[Exercise objective]: Copy the lines holding the word "that", all of them.

____

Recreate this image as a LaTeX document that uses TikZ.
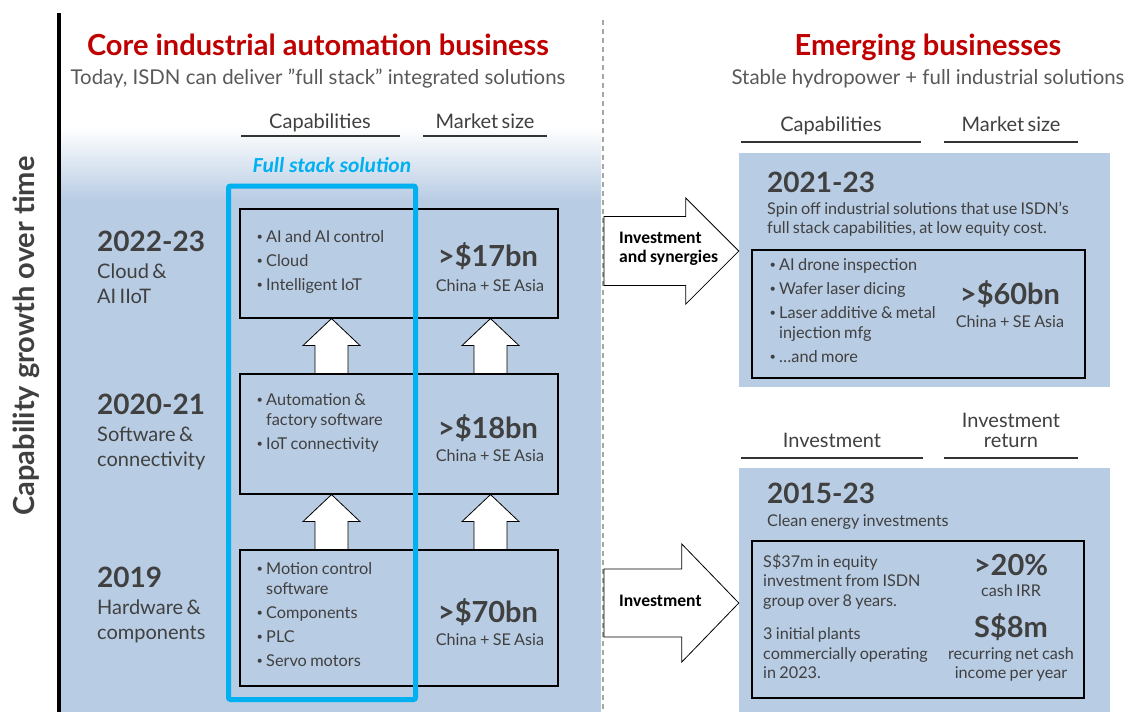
\documentclass[tikz,border=0pt]{standalone}
\usepackage{fontspec}
\setmainfont{Lato}
\newfontfamily\calfont{Carlito}
\usetikzlibrary{calc}
\definecolor{boxblue}{HTML}{B8CCE4}
\definecolor{txt}{HTML}{404040}
\definecolor{subgray}{HTML}{595959}
\definecolor{titlered}{HTML}{C00000}
\definecolor{stackcyan}{HTML}{00B0F0}
\newcommand{\bfirst}{\hangindent=10pt\hangafter=1\noindent\makebox[10pt][l]{\hspace{0.5pt}\raisebox{1.3pt}{\fontsize{11}{11}\selectfont\textbullet}}}
\newcommand{\bpt}{\par\bfirst}
% block arrow pointing up, from the top of one box to the bottom of the next
\newcommand{\upblock}[2]{%
  \draw[blockarr] ($(#1)+(-13.5,0)$) -- ($(#2)+(-13.5,27)$) -- ($(#2)+(-25.5,27)$)
    -- ($(#2)+(3,0)$) -- ($(#2)+(31.5,27)$) -- ($(#2)+(19.5,27)$) -- ($(#1)+(19.5,0)$) -- cycle;}
% block arrow pointing right: start, tip, shaft half, head half, head length
\newcommand{\rightblock}[5]{%
  \draw[blockarr] ($(#1)+(0,-#3)$) -- ($(#2)+(-#5,-#3)$) -- ($(#2)+(-#5,-#4)$)
    -- (#2) -- ($(#2)+(-#5,#4)$) -- ($(#2)+(-#5,#3)$) -- ($(#1)+(0,#3)$) -- cycle;}
\begin{document}
\begin{tikzpicture}[x=1pt, y=-1pt,
    every node/.style={inner sep=0pt, text=txt},
    title/.style={font=\fontsize{29}{34}\selectfont\bfseries, text=titlered, anchor=base},
    subtitle/.style={font=\fontsize{20.4}{24}\selectfont, text=subgray, anchor=base},
    hdr/.style={anchor=base, text width=180, align=center, execute at begin node={\fontsize{20}{20}\selectfont}},
    rule/.style={draw=black!80, line width=1.2pt},
    rowbox/.style={draw=black, line width=1.1pt, fill=boxblue},
    panel/.style={fill=boxblue},
    yearlbl/.style={font=\fontsize{28}{32}\selectfont\bfseries, anchor=base west},
    desclbl/.style={anchor=base west, text width=150, align=left, execute at begin node={\fontsize{20}{25}\selectfont}},
    bullets/.style={anchor=base west, text width=#1, align=left, execute at begin node={\fontsize{16.3}{20}\selectfont\setlength{\parskip}{4pt}}},
    bignum/.style={font=\fontsize{29}{32}\selectfont\bfseries, anchor=base},
    note/.style={anchor=base, text width=#1, align=center, execute at begin node={\fontsize{16.2}{19}\selectfont}},
    noteL/.style={anchor=base west, text width=#1, align=left, execute at begin node={\fontsize{16.2}{19.5}\selectfont}},
    blockarr/.style={draw=black, line width=0.8pt, fill=white, line join=miter},
    arrlbl/.style={anchor=base west, text=black, text width=120, align=left, execute at begin node={\calfont\bfseries\fontsize{17.6}{19}\selectfont}}]

\fill[white] (0,0) rectangle (1134,712);
\useasboundingbox (0,0) rectangle (1134,712);

% left panel
\shade[top color=white, bottom color=boxblue] (61,128) rectangle (601,200);
\fill[boxblue] (61,199.5) rectangle (601,712);
\draw[line width=4pt] (59,13) -- (59,712);
\draw[gray!70, line width=1.5pt, dash pattern=on 5pt off 4pt] (603,20) -- (603,712);

\node[rotate=90, font=\fontsize{29}{34}\selectfont\bfseries] (axis) at (26,336) {Capability growth over time};

\node[title] (ttlL) at (318,55) {Core industrial automation business};
\node[subtitle] (subL) at (318,84) {Today, ISDN can deliver ”full stack” integrated solutions};
\node[hdr] (hcapL) at (320,128) {Capabilities};
\draw[rule] (241,136) -- (400,136);
\node[hdr] (hmktL) at (485,128) {Market size};
\draw[rule] (423,136) -- (547,136);

\node[rowbox, minimum width=177, minimum height=109] (cap1) at (328.5,263.5) {};
\node[rowbox, minimum width=141, minimum height=109] (mkt1) at (487.5,263.5) {};
\node[rowbox, minimum width=177, minimum height=120] (cap2) at (328.5,434) {};
\node[rowbox, minimum width=141, minimum height=120] (mkt2) at (487.5,434) {};
\node[rowbox, minimum width=177, minimum height=136] (cap3) at (328.5,618) {};
\node[rowbox, minimum width=141, minimum height=136] (mkt3) at (487.5,618) {};

\upblock{cap2.north}{cap1.south}
\upblock{mkt2.north}{mkt1.south}
\upblock{cap3.north}{cap2.south}
\upblock{mkt3.north}{mkt2.south}

\node[yearlbl] (yr1) at (97,251) {2022-23};
\node[desclbl] (ds1) at (97,278) {Cloud \&\\AI IIoT};
\node[bullets=160] (it1) at (256,242) {\bfirst AI and AI control\bpt Cloud\bpt Intelligent IoT};
\node[bignum] (sz1) at (488,266) {>\$17bn};
\node[note=140] (cn1) at (490,291) {China + SE Asia};

\node[yearlbl] (yr2) at (97,414) {2020-21};
\node[desclbl] (ds2) at (97,441) {Software \&\\connectivity};
\node[bullets=160] (it2) at (256,405) {\bfirst Automation \&\newline factory software\bpt IoT connectivity};
\node[bignum] (sz2) at (488,438) {>\$18bn};
\node[note=140] (cn2) at (490,461) {China + SE Asia};

\node[yearlbl] (yr3) at (97,587) {2019};
\node[desclbl] (ds3) at (97,614) {Hardware \&\\components};
\node[bullets=160] (it3) at (256,574) {\bfirst Motion control\newline software\bpt Components\bpt PLC\bpt Servo motors};
\node[bignum] (sz3) at (488,622) {>\$70bn};
\node[note=140] (cn3) at (490,645) {China + SE Asia};

% right side
\node[title] (ttlR) at (928,55) {Emerging businesses};
\node[subtitle] (subR) at (928,84) {Stable hydropower + full industrial solutions};
\node[hdr] (hcapR) at (831,131) {Capabilities};
\draw[rule] (741,142) -- (921,142);
\node[hdr] (hmktR) at (1011,131) {Market size};
\draw[rule] (944,142) -- (1078,142);

\node[panel, minimum width=371, minimum height=234] (spin) at (924.5,270) {};
\node[rowbox, minimum width=333, minimum height=128] (spinin) at (918.5,314) {};
\node[yearlbl] (yr4) at (767,192) {2021-23};
\node[noteL=340] (spintx) at (767,214) {Spin off industrial solutions that use ISDN’s\\full stack capabilities, at low equity cost.};
\node[bullets=180] (it4) at (769,270) {\bfirst AI drone inspection\bpt Wafer laser dicing\bpt Laser additive \& metal\newline injection mfg\bpt …and more};
\node[bignum] (sz4) at (1010,304) {>\$60bn};
\node[note=140] (cn4) at (1010,327) {China + SE Asia};

\node[hdr] (hinv) at (832,447) {Investment};
\draw[rule] (741,458) -- (923,458);
\node[hdr] (hret) at (1011,427) {Investment\\return};
\draw[rule] (944,458) -- (1078,458);

\node[panel, minimum width=371, minimum height=244] (clean) at (924.5,590) {};
\node[rowbox, minimum width=332, minimum height=157] (cleanin) at (918,619.5) {};
\node[yearlbl] (yr5) at (767,503) {2015-23};
\node[noteL=300] (cetx) at (767,526) {Clean energy investments};
\node[noteL=220] (eqtx) at (763,567) {S\$37m in equity\\investment from ISDN\\group over 8 years.\\[14pt]3 initial plants\\commercially operating\\in 2023.};
\node[bignum] (irr) at (1011,575) {>20\%};
\node[note=150] (irrtx) at (1011,596) {cash IRR};
\node[bignum] (inc) at (1011,637) {S\$8m};
\node[note=150] (inctx) at (1011,659) {recurring net cash\\income per year};

\coordinate (a1) at (604,251);
\coordinate (t1) at (spin.west |- a1);
\rightblock{a1}{t1}{34.5}{53}{53}
\node[arrlbl] (al1) at (619,243) {Investment\\and synergies};
\coordinate (a2) at (604,603);
\coordinate (t2) at (clean.west |- a2);
\rightblock{a2}{t2}{34}{59}{57}
\node[arrlbl] (al2) at (619,606) {Investment};

% full stack frame
\node[font=\calfont\bfseries\itshape\fontsize{21.4}{24}\selectfont, text=stackcyan, anchor=base] (fss) at (332,172) {Full stack solution};
\draw[stackcyan, line width=5pt, rounded corners=2pt] (228.5,186) rectangle (415.5,699.5);
\end{tikzpicture}
\end{document}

____

[Finished exercise]:
Recreate this image as a LaTeX document that uses TikZ.
\node[noteL=340] (spintx) at (767,214) {Spin off industrial solutions that use ISDN’s\\full stack capabilities, at low equity cost.};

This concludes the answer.